## GOAL
Beneath this line sits some data. Return only its lines from the one holding "What Bokeh code" through the one holding "g.minor_grid_line_width = 1", inclusive, exactly, with the images removed.

--- Start RECORDS PROVIDED ---

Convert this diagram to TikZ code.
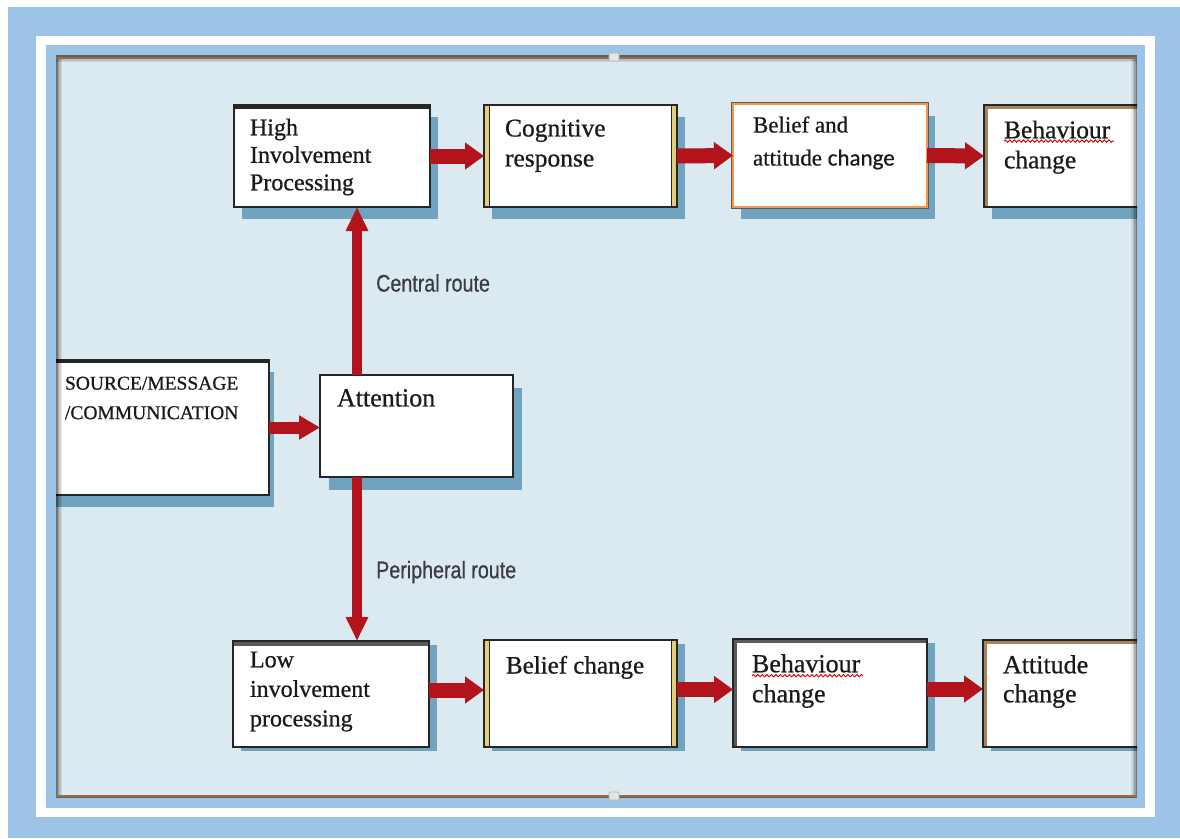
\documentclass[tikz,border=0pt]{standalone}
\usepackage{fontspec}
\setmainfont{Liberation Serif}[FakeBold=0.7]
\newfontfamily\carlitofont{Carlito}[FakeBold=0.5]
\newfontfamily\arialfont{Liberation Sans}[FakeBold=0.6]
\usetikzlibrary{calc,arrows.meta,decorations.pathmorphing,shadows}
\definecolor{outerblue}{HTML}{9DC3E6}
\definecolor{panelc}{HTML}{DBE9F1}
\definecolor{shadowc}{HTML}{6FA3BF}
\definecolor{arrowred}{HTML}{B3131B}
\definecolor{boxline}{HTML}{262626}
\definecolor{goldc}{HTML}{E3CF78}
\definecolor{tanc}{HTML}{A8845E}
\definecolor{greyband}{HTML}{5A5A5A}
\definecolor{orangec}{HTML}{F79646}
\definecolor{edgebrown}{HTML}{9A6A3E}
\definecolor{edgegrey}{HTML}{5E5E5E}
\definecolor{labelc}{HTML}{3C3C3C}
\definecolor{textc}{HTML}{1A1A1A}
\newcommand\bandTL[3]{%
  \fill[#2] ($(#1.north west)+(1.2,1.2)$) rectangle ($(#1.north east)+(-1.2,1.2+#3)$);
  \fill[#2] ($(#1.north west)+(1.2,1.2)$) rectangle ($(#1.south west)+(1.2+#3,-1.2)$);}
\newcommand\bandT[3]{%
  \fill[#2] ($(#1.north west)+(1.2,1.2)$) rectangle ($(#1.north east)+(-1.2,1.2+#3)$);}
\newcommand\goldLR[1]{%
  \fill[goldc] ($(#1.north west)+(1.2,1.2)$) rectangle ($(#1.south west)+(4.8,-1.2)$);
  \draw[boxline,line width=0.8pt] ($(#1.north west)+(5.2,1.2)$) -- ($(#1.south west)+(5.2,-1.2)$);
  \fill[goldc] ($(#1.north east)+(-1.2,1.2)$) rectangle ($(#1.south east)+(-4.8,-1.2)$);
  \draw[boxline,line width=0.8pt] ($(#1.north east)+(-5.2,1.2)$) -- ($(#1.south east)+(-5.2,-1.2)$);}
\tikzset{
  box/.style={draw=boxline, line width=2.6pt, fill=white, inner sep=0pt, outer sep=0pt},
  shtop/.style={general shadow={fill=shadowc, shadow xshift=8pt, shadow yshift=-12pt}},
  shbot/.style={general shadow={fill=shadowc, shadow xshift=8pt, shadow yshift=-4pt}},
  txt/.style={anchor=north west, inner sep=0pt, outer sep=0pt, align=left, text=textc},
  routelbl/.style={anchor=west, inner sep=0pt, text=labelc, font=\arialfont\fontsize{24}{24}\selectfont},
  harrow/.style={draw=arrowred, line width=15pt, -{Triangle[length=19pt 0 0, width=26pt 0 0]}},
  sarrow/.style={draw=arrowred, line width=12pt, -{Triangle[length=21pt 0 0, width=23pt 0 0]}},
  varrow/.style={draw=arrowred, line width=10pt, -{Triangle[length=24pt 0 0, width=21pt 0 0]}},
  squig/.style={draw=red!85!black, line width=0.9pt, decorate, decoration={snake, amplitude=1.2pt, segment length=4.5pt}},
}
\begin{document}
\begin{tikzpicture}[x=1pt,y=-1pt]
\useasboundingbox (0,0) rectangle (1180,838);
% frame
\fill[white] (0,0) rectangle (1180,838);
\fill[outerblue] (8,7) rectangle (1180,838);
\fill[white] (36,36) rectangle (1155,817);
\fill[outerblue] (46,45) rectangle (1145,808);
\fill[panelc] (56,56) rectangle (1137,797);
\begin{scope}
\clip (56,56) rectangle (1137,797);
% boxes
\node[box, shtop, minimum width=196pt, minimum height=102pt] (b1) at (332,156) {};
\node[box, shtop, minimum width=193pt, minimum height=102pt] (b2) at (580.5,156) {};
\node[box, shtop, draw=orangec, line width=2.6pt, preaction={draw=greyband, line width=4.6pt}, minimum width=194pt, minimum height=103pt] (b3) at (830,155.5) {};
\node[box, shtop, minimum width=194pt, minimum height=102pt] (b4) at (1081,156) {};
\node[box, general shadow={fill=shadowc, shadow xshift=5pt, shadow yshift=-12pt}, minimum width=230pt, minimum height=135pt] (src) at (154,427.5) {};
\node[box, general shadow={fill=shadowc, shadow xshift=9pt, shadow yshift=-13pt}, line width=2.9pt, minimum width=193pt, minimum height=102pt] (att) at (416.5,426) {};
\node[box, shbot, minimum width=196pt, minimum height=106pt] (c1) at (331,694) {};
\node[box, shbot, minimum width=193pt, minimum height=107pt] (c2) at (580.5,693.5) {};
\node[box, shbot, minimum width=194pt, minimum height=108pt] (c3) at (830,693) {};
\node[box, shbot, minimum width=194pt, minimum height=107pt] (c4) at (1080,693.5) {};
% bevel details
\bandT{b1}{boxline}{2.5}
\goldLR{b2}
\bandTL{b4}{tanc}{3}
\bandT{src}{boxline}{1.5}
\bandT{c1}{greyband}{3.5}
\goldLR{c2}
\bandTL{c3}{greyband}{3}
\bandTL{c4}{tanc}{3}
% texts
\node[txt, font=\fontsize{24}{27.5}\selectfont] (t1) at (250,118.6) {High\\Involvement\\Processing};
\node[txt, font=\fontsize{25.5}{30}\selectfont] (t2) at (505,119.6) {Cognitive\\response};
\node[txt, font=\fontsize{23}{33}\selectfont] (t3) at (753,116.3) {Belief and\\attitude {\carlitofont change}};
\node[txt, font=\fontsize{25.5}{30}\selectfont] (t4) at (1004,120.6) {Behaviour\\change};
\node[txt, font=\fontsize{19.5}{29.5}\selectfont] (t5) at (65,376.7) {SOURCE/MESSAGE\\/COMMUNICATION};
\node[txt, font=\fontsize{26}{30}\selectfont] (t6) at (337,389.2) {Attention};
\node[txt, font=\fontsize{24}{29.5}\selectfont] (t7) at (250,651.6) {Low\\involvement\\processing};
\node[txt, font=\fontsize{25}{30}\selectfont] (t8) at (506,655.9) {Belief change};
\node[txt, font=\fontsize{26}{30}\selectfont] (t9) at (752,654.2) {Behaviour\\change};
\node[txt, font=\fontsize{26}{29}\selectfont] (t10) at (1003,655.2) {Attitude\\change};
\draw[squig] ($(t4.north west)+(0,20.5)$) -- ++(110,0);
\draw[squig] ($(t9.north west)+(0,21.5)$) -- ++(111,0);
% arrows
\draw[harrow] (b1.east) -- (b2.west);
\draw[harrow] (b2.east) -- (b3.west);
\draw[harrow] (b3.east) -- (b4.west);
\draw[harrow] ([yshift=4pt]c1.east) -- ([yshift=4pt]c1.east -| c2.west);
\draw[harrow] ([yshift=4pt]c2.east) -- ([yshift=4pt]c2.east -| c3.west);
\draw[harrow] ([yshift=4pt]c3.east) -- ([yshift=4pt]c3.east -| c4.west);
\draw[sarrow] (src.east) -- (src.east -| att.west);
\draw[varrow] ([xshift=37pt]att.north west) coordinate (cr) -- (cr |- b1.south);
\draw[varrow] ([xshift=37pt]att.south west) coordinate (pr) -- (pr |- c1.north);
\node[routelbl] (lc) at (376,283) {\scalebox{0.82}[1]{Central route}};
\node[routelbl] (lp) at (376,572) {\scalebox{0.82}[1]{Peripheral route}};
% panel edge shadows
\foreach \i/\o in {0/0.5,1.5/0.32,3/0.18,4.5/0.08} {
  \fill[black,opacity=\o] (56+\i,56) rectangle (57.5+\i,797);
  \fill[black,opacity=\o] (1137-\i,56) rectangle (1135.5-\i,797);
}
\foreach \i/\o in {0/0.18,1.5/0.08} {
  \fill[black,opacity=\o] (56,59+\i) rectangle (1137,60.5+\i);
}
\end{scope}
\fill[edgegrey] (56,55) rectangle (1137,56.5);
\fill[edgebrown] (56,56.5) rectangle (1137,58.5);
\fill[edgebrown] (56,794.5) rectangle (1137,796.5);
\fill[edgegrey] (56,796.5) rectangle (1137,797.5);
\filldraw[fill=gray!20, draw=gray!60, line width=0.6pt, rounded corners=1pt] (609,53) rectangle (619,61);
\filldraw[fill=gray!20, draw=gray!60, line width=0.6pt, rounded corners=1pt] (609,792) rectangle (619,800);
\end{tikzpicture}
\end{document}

--- End RECORDS PROVIDED ---
--- Start RECORDS PROVIDED ---

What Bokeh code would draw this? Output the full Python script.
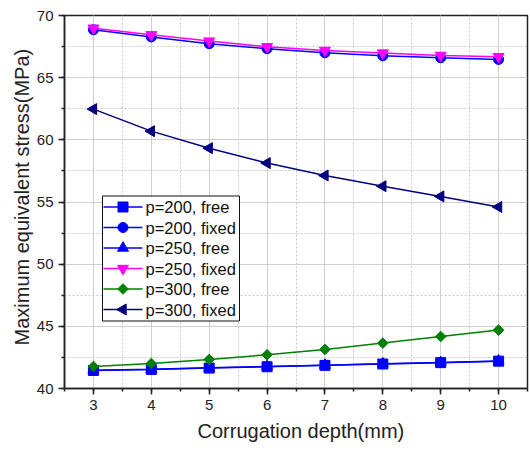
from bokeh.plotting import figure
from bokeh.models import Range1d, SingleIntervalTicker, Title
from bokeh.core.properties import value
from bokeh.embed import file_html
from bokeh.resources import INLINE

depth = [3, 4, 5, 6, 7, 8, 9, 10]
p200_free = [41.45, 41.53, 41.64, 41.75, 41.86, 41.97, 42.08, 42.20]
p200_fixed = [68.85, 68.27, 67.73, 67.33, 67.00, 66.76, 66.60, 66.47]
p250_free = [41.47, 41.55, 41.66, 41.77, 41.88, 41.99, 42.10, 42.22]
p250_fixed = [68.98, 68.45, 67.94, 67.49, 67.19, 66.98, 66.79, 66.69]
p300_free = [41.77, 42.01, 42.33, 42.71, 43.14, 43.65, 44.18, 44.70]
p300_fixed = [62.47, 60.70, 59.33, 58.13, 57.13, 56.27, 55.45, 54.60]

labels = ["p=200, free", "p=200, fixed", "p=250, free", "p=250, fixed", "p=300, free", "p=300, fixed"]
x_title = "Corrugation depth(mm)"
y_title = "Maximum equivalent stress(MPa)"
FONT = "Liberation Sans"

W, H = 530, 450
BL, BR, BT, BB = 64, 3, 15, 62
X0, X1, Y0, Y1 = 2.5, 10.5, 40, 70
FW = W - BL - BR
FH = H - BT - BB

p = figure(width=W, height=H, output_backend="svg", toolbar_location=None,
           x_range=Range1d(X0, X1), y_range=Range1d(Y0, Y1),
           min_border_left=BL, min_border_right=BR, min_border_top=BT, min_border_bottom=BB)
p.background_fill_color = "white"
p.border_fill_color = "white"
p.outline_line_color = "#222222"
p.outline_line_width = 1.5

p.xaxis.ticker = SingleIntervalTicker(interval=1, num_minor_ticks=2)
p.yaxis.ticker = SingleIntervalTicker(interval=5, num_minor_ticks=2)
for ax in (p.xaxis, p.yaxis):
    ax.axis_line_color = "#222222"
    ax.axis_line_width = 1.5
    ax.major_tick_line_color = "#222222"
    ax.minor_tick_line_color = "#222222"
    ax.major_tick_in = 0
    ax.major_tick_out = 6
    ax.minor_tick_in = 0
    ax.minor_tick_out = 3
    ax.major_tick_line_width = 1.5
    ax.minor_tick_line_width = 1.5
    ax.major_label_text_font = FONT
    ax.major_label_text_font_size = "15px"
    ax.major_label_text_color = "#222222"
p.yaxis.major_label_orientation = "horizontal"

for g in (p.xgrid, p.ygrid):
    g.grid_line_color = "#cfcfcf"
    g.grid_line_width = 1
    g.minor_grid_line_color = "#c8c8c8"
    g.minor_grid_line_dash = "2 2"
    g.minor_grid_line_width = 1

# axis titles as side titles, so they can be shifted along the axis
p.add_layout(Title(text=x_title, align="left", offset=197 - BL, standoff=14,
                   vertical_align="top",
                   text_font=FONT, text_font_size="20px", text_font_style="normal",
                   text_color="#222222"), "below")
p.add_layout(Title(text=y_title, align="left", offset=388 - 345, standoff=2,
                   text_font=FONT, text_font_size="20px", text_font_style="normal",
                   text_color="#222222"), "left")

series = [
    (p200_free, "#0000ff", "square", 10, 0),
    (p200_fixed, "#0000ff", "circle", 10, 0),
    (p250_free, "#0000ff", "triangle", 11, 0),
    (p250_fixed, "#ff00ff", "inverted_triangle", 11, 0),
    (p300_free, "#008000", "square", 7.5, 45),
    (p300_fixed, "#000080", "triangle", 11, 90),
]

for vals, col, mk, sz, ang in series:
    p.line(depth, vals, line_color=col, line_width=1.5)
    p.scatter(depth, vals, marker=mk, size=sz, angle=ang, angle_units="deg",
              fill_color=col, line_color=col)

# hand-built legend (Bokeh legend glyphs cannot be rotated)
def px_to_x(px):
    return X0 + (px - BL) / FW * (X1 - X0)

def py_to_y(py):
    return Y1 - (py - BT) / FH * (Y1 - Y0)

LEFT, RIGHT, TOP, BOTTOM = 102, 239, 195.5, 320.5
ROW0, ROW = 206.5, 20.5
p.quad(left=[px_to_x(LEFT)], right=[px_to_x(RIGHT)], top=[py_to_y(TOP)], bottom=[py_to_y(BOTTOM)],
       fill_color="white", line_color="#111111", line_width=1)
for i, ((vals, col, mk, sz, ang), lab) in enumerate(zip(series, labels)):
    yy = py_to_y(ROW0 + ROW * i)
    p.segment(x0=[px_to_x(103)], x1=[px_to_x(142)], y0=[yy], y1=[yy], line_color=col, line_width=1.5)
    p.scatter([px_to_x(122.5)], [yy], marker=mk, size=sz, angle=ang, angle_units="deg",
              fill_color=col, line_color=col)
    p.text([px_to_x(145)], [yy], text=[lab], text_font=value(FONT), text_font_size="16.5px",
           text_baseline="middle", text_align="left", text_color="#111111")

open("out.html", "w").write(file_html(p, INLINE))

--- End RECORDS PROVIDED ---

## EXERCISE RESULT
What Bokeh code would draw this? Output the full Python script.
from bokeh.plotting import figure
from bokeh.models import Range1d, SingleIntervalTicker, Title
from bokeh.core.properties import value
from bokeh.embed import file_html
from bokeh.resources import INLINE

depth = [3, 4, 5, 6, 7, 8, 9, 10]
p200_free = [41.45, 41.53, 41.64, 41.75, 41.86, 41.97, 42.08, 42.20]
p200_fixed = [68.85, 68.27, 67.73, 67.33, 67.00, 66.76, 66.60, 66.47]
p250_free = [41.47, 41.55, 41.66, 41.77, 41.88, 41.99, 42.10, 42.22]
p250_fixed = [68.98, 68.45, 67.94, 67.49, 67.19, 66.98, 66.79, 66.69]
p300_free = [41.77, 42.01, 42.33, 42.71, 43.14, 43.65, 44.18, 44.70]
p300_fixed = [62.47, 60.70, 59.33, 58.13, 57.13, 56.27, 55.45, 54.60]

labels = ["p=200, free", "p=200, fixed", "p=250, free", "p=250, fixed", "p=300, free", "p=300, fixed"]
x_title = "Corrugation depth(mm)"
y_title = "Maximum equivalent stress(MPa)"
FONT = "Liberation Sans"

W, H = 530, 450
BL, BR, BT, BB = 64, 3, 15, 62
X0, X1, Y0, Y1 = 2.5, 10.5, 40, 70
FW = W - BL - BR
FH = H - BT - BB

p = figure(width=W, height=H, output_backend="svg", toolbar_location=None,
           x_range=Range1d(X0, X1), y_range=Range1d(Y0, Y1),
           min_border_left=BL, min_border_right=BR, min_border_top=BT, min_border_bottom=BB)
p.background_fill_color = "white"
p.border_fill_color = "white"
p.outline_line_color = "#222222"
p.outline_line_width = 1.5

p.xaxis.ticker = SingleIntervalTicker(interval=1, num_minor_ticks=2)
p.yaxis.ticker = SingleIntervalTicker(interval=5, num_minor_ticks=2)
for ax in (p.xaxis, p.yaxis):
    ax.axis_line_color = "#222222"
    ax.axis_line_width = 1.5
    ax.major_tick_line_color = "#222222"
    ax.minor_tick_line_color = "#222222"
    ax.major_tick_in = 0
    ax.major_tick_out = 6
    ax.minor_tick_in = 0
    ax.minor_tick_out = 3
    ax.major_tick_line_width = 1.5
    ax.minor_tick_line_width = 1.5
    ax.major_label_text_font = FONT
    ax.major_label_text_font_size = "15px"
    ax.major_label_text_color = "#222222"
p.yaxis.major_label_orientation = "horizontal"

for g in (p.xgrid, p.ygrid):
    g.grid_line_color = "#cfcfcf"
    g.grid_line_width = 1
    g.minor_grid_line_color = "#c8c8c8"
    g.minor_grid_line_dash = "2 2"
    g.minor_grid_line_width = 1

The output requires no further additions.